Impotence-drunk

A politician intoxicated by his own power can be frightening, but a politician drunk on impotence is mostly comical. Senator Charles Schumer, the leader of a group of 38 Senators at most, effectively declared himself the umpire of the Roberts confirmation process. Indeed, the Senator called two strikes on Judge Roberts yesterday, and warned of a third.

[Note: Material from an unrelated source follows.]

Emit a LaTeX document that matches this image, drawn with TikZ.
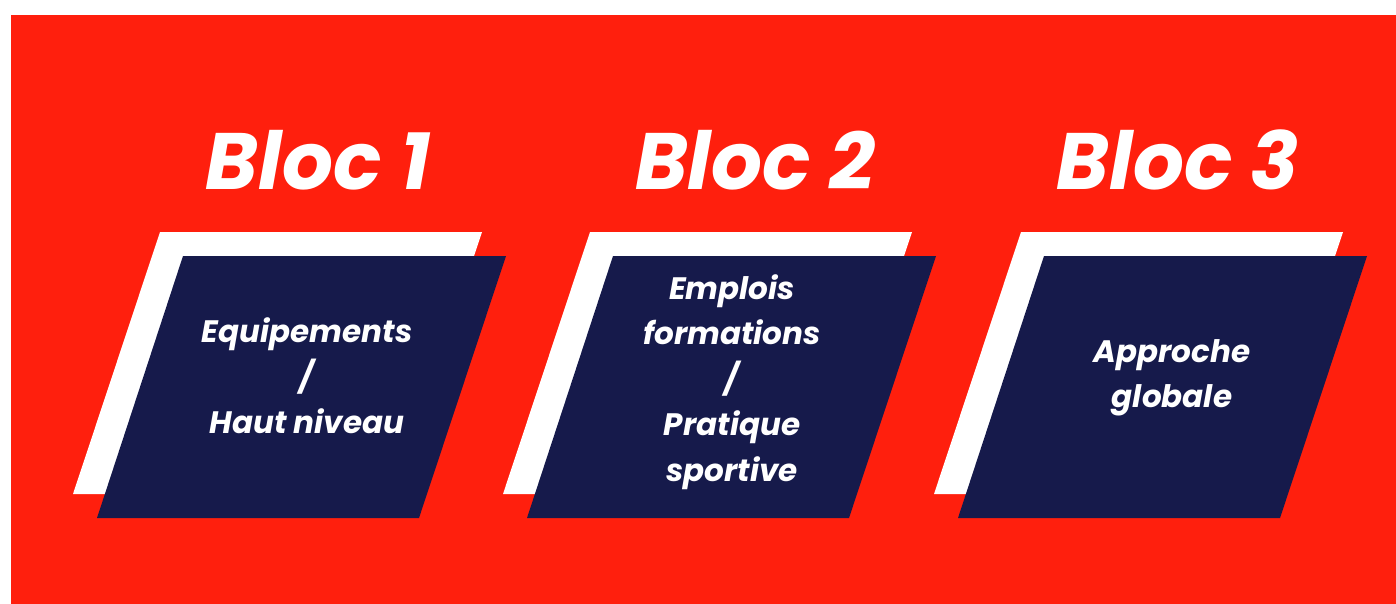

The first alleged strike is the White House’s refusal to provide memos that Roberts wrote when he was advising the U.S. solicitor general. The second strike is Roberts’ apparent refusal to answer Schumer’s questions about the merit of past Supreme Court decisions during their interview session, as well as his refusal to answer these kinds of questions during prior confirmation hearings. Schumer threatened to call a third strike if the Senate majority sets a confirmation schedule that would enable Roberts to take his place on the Court when it re-opens for business in October. Normally, three strikes means you’re out. But in this case apparently it just means delay.
So that’s the desperate Dems strategy. Create procedural disputes by demanding that the White House produce documents that every living former solicitor general has said ought not to be produced. Insist on answers to questions that Justice Ginsburg steadfastly refused to answer. Hope that this gets you enough traction to delay the process. Use the delay time to dig for dirt, as they tried to do with Robert Bork and Clarence Thomas.